Red Hat Bugzilla – Bug 221756
updatedb and cluster filesystems
Last modified: 2014-01-17 10:54:54 EST
When using GFS or other cluster fs one is faced with the problem that no one
really owns the filesystem. For NAS setups like NFS one can exclude the client
mounts and have only the server do the updatedb, for GFS and friends there is no
designated server that manages the mlocate database.
The current model is to have all cluster members do the updatedb at the same
time which for large clusters is killing the IO. The current "workaround" is to
add GFS to the prunefs argument, or to designate one cluster member to do the
updatedb work. The former is bad, if one is interested in using locate on the
SAN contents, the latter is bad. because it introduces a manual asymmetry in the
How about the following model: The updatedb database is split across filesystems
(e.g. under /.mlocatedb/) and updatedb uses lock files to indicate that someone
is doing the updatedb work already - in that case updatedb skips this mount
point. locate then uses these databases automatically.
The benefits are:
a) cluster filesystems can be scanned with using only one member, but all
members can later use locate on the contents.

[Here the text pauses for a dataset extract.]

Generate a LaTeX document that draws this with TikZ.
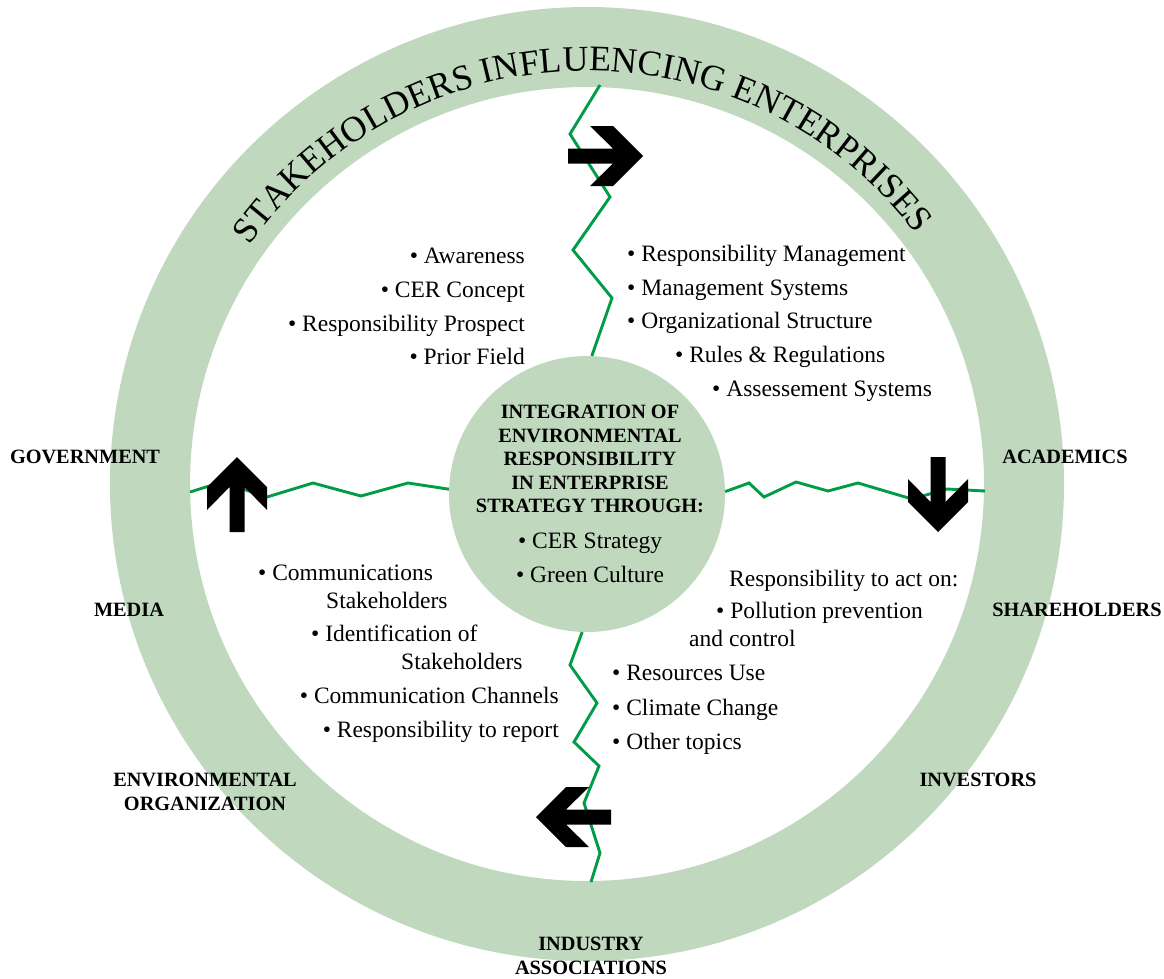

b1) New cluster members have immediate access to a fresh updatedb.
b2) Same for moving around disks between systems
b3) Even NFS attached nodes could start using locate on NFS contents
c) no manual config tuning for cluster fs.
d) Independent of cluster fs in use, works with every current and upcoming
There are security implications to consider especially for old-fashioned NFS
mounted systems, where the NFS client could spoof any userid including locate's,
but OTOH these setups are insecure on much worse level than giving away
visibility of paths, e.g. the rogue NFS client can simply become the user it
wants to query the paths for and even query the contents.
Would that model make sense? It looks easy to implement and perhaps it could
default to the current single db setup, but have easy switches to make cluster
fs behave as described.
Sounds interesting, but I wonder whether this dictates too much local policy.
e.g.: What if / and /usr are separate GFS mounts, with /usr mounted read-only?
There is no way to store data to /usr/.mlocatedb in that case.
Then there is the technical problem of detecting stale locks on a cluster
filesystem (without a shared PID space).
Read-only mounts could check for (a read-only) .mlocatedb and fall-back to /var
if it doesn't exist. Or the policy could be chosen in updatedb.conf.
Stale locks are nasty. One way to work around them would be to introduce
lock-stamping, e.g. have updatedb refresh the locks in given fixed time
intervalls and declare a lock stale if it's older than some higher value (e.g.
refresh every 15 minutes, declare stale if older than 30 minutes).
Based on the above, I have just sent a RFC to fedora-devel-list. Could you take
a look, please?
This package has changed ownership in the Fedora Package Database. Reassigning to the new owner of this component.